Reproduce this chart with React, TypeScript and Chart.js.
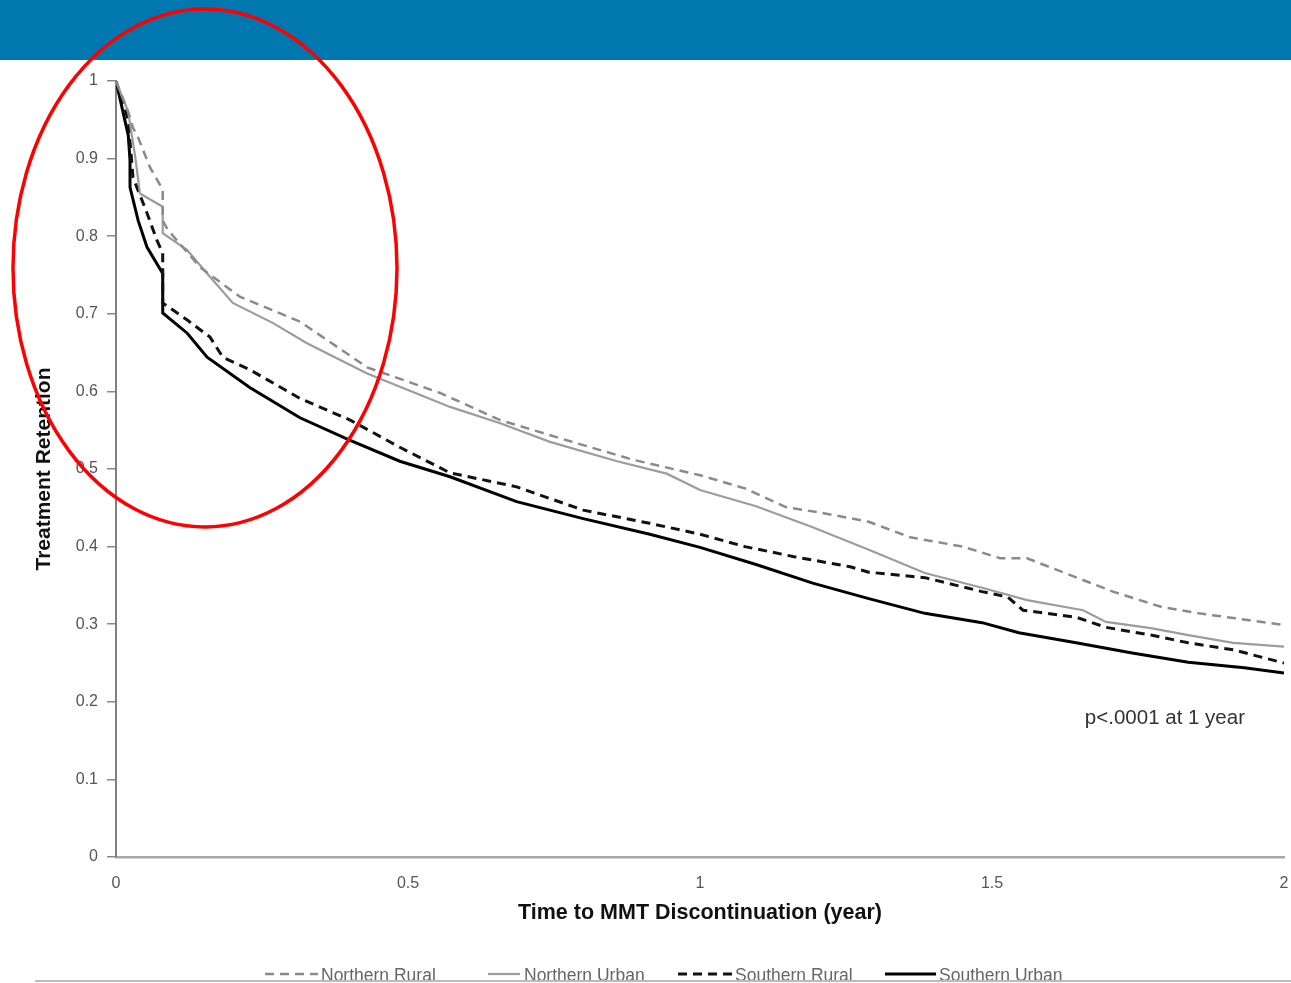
import React, { useEffect, useRef } from 'react';
import { Chart, registerables } from 'chart.js';

Chart.register(...registerables);

const seriesNames = ['Northern Rural', 'Northern Urban', 'Southern Rural', 'Southern Urban'];

const northernRuralX = [0, 0.021, 0.029, 0.038, 0.058, 0.08, 0.08, 0.089, 0.144, 0.212, 0.315, 0.43, 0.555, 0.658, 0.772, 0.885, 1.0, 1.077, 1.147, 1.212, 1.289, 1.36, 1.45, 1.514, 1.56, 1.611, 1.707, 1.791, 1.854, 1.913, 2.0];
const northernRuralY = [1.0, 0.96, 0.94, 0.927, 0.889, 0.86, 0.82, 0.808, 0.76, 0.722, 0.69, 0.631, 0.598, 0.563, 0.537, 0.512, 0.492, 0.475, 0.451, 0.443, 0.432, 0.412, 0.4, 0.385, 0.385, 0.37, 0.342, 0.322, 0.314, 0.308, 0.299];

const northernUrbanX = [0, 0.021, 0.033, 0.041, 0.08, 0.08, 0.122, 0.156, 0.2, 0.269, 0.327, 0.43, 0.572, 0.658, 0.743, 0.858, 0.943, 1.0, 1.096, 1.193, 1.289, 1.385, 1.483, 1.56, 1.656, 1.695, 1.772, 1.836, 1.913, 2.0];
const northernUrbanY = [1.0, 0.96, 0.902, 0.855, 0.838, 0.804, 0.782, 0.752, 0.714, 0.688, 0.662, 0.623, 0.58, 0.559, 0.535, 0.51, 0.494, 0.473, 0.452, 0.425, 0.396, 0.366, 0.347, 0.331, 0.318, 0.303, 0.295, 0.286, 0.276, 0.271];

const southernRuralX = [0, 0.021, 0.029, 0.053, 0.07, 0.08, 0.08, 0.122, 0.161, 0.183, 0.229, 0.315, 0.401, 0.486, 0.572, 0.686, 0.8, 0.914, 1.0, 1.077, 1.161, 1.257, 1.289, 1.385, 1.483, 1.527, 1.553, 1.644, 1.695, 1.772, 1.836, 1.913, 2.0];
const southernRuralY = [1.0, 0.95, 0.876, 0.83, 0.795, 0.778, 0.714, 0.692, 0.67, 0.644, 0.628, 0.591, 0.563, 0.528, 0.495, 0.477, 0.447, 0.43, 0.416, 0.4, 0.387, 0.374, 0.367, 0.36, 0.342, 0.335, 0.318, 0.309, 0.296, 0.286, 0.276, 0.267, 0.25];

const southernUrbanX = [0, 0.021, 0.024, 0.024, 0.038, 0.053, 0.08, 0.08, 0.122, 0.156, 0.229, 0.315, 0.401, 0.486, 0.572, 0.686, 0.8, 0.914, 1.0, 1.096, 1.193, 1.289, 1.385, 1.483, 1.546, 1.644, 1.74, 1.836, 1.932, 2.0];
const southernUrbanY = [1.0, 0.93, 0.898, 0.863, 0.82, 0.786, 0.752, 0.701, 0.675, 0.644, 0.605, 0.566, 0.537, 0.51, 0.49, 0.458, 0.436, 0.416, 0.399, 0.377, 0.353, 0.333, 0.314, 0.302, 0.289, 0.276, 0.263, 0.251, 0.244, 0.237];

const xTickLabels = ['0', '0.5', '1', '1.5', '2'];
const yTickLabels = ['0', '0.1', '0.2', '0.3', '0.4', '0.5', '0.6', '0.7', '0.8', '0.9', '1'];

const xTitle = 'Time to MMT Discontinuation (year)';
const yTitle = 'Treatment Retention';
const annotationText = 'p<.0001 at 1 year';
const annotationX = 1.659;
const annotationY = 0.179;

const FONT = "'Liberation Sans', Arial, sans-serif";

const toPoints = (xs: number[], ys: number[]) => xs.map((x, i) => ({ x, y: ys[i] }));

export default function App() {
  const ref = useRef<HTMLCanvasElement | null>(null);

  useEffect(() => {
    if (!ref.current) return;

    const bgPlugin = {
      id: 'bg',
      beforeDraw(chart: any) {
        const { ctx, width, height } = chart;
        ctx.save();
        ctx.fillStyle = '#ffffff';
        ctx.fillRect(0, 0, width, height);
        ctx.fillStyle = '#0077ae';
        ctx.fillRect(0, 0, width, 60);
        ctx.restore();
      },
    };

    const overlayPlugin = {
      id: 'overlay',
      afterDraw(chart: any) {
        const { ctx } = chart;
        const xs = chart.scales.x;
        const ys = chart.scales.y;
        ctx.save();
        // annotation
        ctx.fillStyle = '#333333';
        ctx.font = `20.5px ${FONT}`;
        ctx.textAlign = 'left';
        ctx.textBaseline = 'middle';
        ctx.fillText(annotationText, xs.getPixelForValue(annotationX), ys.getPixelForValue(annotationY));

        // legend
        const legendPos = [
          { x0: 265, x1: 318, tx: 321 },
          { x0: 488, x1: 520, tx: 524 },
          { x0: 678, x1: 732, tx: 735 },
          { x0: 885, x1: 936, tx: 939 },
        ];
        const ly = 974;
        chart.data.datasets.forEach((ds: any, i: number) => {
          const p = legendPos[i];
          ctx.save();
          ctx.strokeStyle = ds.borderColor;
          ctx.lineWidth = ds.borderWidth;
          ctx.setLineDash(ds.borderDash || []);
          ctx.beginPath();
          ctx.moveTo(p.x0, ly);
          ctx.lineTo(p.x1, ly);
          ctx.stroke();
          ctx.restore();
          ctx.fillStyle = '#666666';
          ctx.font = `17.5px ${FONT}`;
          ctx.textAlign = 'left';
          ctx.textBaseline = 'middle';
          ctx.fillText(ds.label, p.tx, ly + 2);
        });
        ctx.strokeStyle = '#bbbbbb';
        ctx.lineWidth = 2;
        ctx.beginPath();
        ctx.moveTo(35, 981);
        ctx.lineTo(1291, 981);
        ctx.stroke();

        // red ellipse
        ctx.strokeStyle = '#ff0000';
        ctx.lineWidth = 3.5;
        ctx.beginPath();
        ctx.ellipse(205, 268, 192, 259, 0, 0, Math.PI * 2);
        ctx.stroke();
        ctx.restore();
      },
    };

    const chart = new Chart(ref.current, {
      type: 'scatter',
      data: {
        datasets: [
          {
            label: seriesNames[0],
            data: toPoints(northernRuralX, northernRuralY),
            borderColor: '#8a8a8a',
            borderWidth: 2.5,
            borderDash: [9, 6],
            showLine: true,
            pointRadius: 0,
          },
          {
            label: seriesNames[1],
            data: toPoints(northernUrbanX, northernUrbanY),
            borderColor: '#9c9c9c',
            borderWidth: 2.2,
            showLine: true,
            pointRadius: 0,
          },
          {
            label: seriesNames[2],
            data: toPoints(southernRuralX, southernRuralY),
            borderColor: '#111111',
            borderWidth: 3,
            borderDash: [9, 6],
            showLine: true,
            pointRadius: 0,
          },
          {
            label: seriesNames[3],
            data: toPoints(southernUrbanX, southernUrbanY),
            borderColor: '#000000',
            borderWidth: 3,
            showLine: true,
            pointRadius: 0,
          },
        ],
      },
      options: {
        responsive: false,
        animation: false,
        devicePixelRatio: 1,
        layout: { padding: { left: 0, right: 7, top: 81, bottom: 0 } },
        plugins: { legend: { display: false }, tooltip: { enabled: false } },
        scales: {
          x: {
            type: 'linear',
            min: 0,
            max: 2,
            afterFit: (s: any) => {
              s.height = 126;
              s.paddingLeft = 0;
              s.paddingRight = 0;
            },
            ticks: {
              stepSize: 0.5,
              maxRotation: 0,
              color: '#555555',
              font: { family: FONT, size: 16 },
              padding: 17,
              callback: (v: any) => xTickLabels[Math.round(Number(v) / 0.5)],
            },
            grid: { display: false, drawTicks: false },
            border: { display: true, color: '#a8a8a8', width: 2.5 },
            title: {
              display: true,
              text: xTitle,
              color: '#111111',
              font: { family: FONT, size: 21.5, weight: 'bold' },
              padding: { top: 0, bottom: 57 },
            },
          },
          y: {
            type: 'linear',
            min: 0,
            max: 1,
            afterFit: (s: any) => {
              s.width = 116;
              s.paddingTop = 0;
              s.paddingBottom = 0;
            },
            ticks: {
              stepSize: 0.1,
              color: '#555555',
              font: { family: FONT, size: 16 },
              padding: 9,
              callback: (v: any) => yTickLabels[Math.round(Number(v) * 10)],
            },
            grid: { display: true, drawOnChartArea: false, drawTicks: true, tickLength: 9, color: '#888888', lineWidth: 1.5 },
            border: { display: true, color: '#808080', width: 2 },
            title: {
              display: true,
              text: yTitle,
              color: '#111111',
              font: { family: FONT, size: 21, weight: 'bold' },
              padding: { top: 32, bottom: 0 },
            },
          },
        },
      } as any,
      plugins: [bgPlugin, overlayPlugin],
    });

    return () => chart.destroy();
  }, []);

  return (
    <div style={{ position: 'absolute', left: 0, top: 0, width: 1291, height: 983 }}>
      <canvas ref={ref} width={1291} height={983} style={{ display: 'block', width: 1291, height: 983 }} />
    </div>
  );
}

DESCRIPTION OF THE TASK:
Leave out the pictures. Transcribe only the lines above, from the first through the one that contains "0.276, 0.267, 0.25];".

REPLY:
Reproduce this chart with React, TypeScript and Chart.js.
import React, { useEffect, useRef } from 'react';
import { Chart, registerables } from 'chart.js';

Chart.register(...registerables);

const seriesNames = ['Northern Rural', 'Northern Urban', 'Southern Rural', 'Southern Urban'];

const northernRuralX = [0, 0.021, 0.029, 0.038, 0.058, 0.08, 0.08, 0.089, 0.144, 0.212, 0.315, 0.43, 0.555, 0.658, 0.772, 0.885, 1.0, 1.077, 1.147, 1.212, 1.289, 1.36, 1.45, 1.514, 1.56, 1.611, 1.707, 1.791, 1.854, 1.913, 2.0];
const northernRuralY = [1.0, 0.96, 0.94, 0.927, 0.889, 0.86, 0.82, 0.808, 0.76, 0.722, 0.69, 0.631, 0.598, 0.563, 0.537, 0.512, 0.492, 0.475, 0.451, 0.443, 0.432, 0.412, 0.4, 0.385, 0.385, 0.37, 0.342, 0.322, 0.314, 0.308, 0.299];

const northernUrbanX = [0, 0.021, 0.033, 0.041, 0.08, 0.08, 0.122, 0.156, 0.2, 0.269, 0.327, 0.43, 0.572, 0.658, 0.743, 0.858, 0.943, 1.0, 1.096, 1.193, 1.289, 1.385, 1.483, 1.56, 1.656, 1.695, 1.772, 1.836, 1.913, 2.0];
const northernUrbanY = [1.0, 0.96, 0.902, 0.855, 0.838, 0.804, 0.782, 0.752, 0.714, 0.688, 0.662, 0.623, 0.58, 0.559, 0.535, 0.51, 0.494, 0.473, 0.452, 0.425, 0.396, 0.366, 0.347, 0.331, 0.318, 0.303, 0.295, 0.286, 0.276, 0.271];

const southernRuralX = [0, 0.021, 0.029, 0.053, 0.07, 0.08, 0.08, 0.122, 0.161, 0.183, 0.229, 0.315, 0.401, 0.486, 0.572, 0.686, 0.8, 0.914, 1.0, 1.077, 1.161, 1.257, 1.289, 1.385, 1.483, 1.527, 1.553, 1.644, 1.695, 1.772, 1.836, 1.913, 2.0];
const southernRuralY = [1.0, 0.95, 0.876, 0.83, 0.795, 0.778, 0.714, 0.692, 0.67, 0.644, 0.628, 0.591, 0.563, 0.528, 0.495, 0.477, 0.447, 0.43, 0.416, 0.4, 0.387, 0.374, 0.367, 0.36, 0.342, 0.335, 0.318, 0.309, 0.296, 0.286, 0.276, 0.267, 0.25];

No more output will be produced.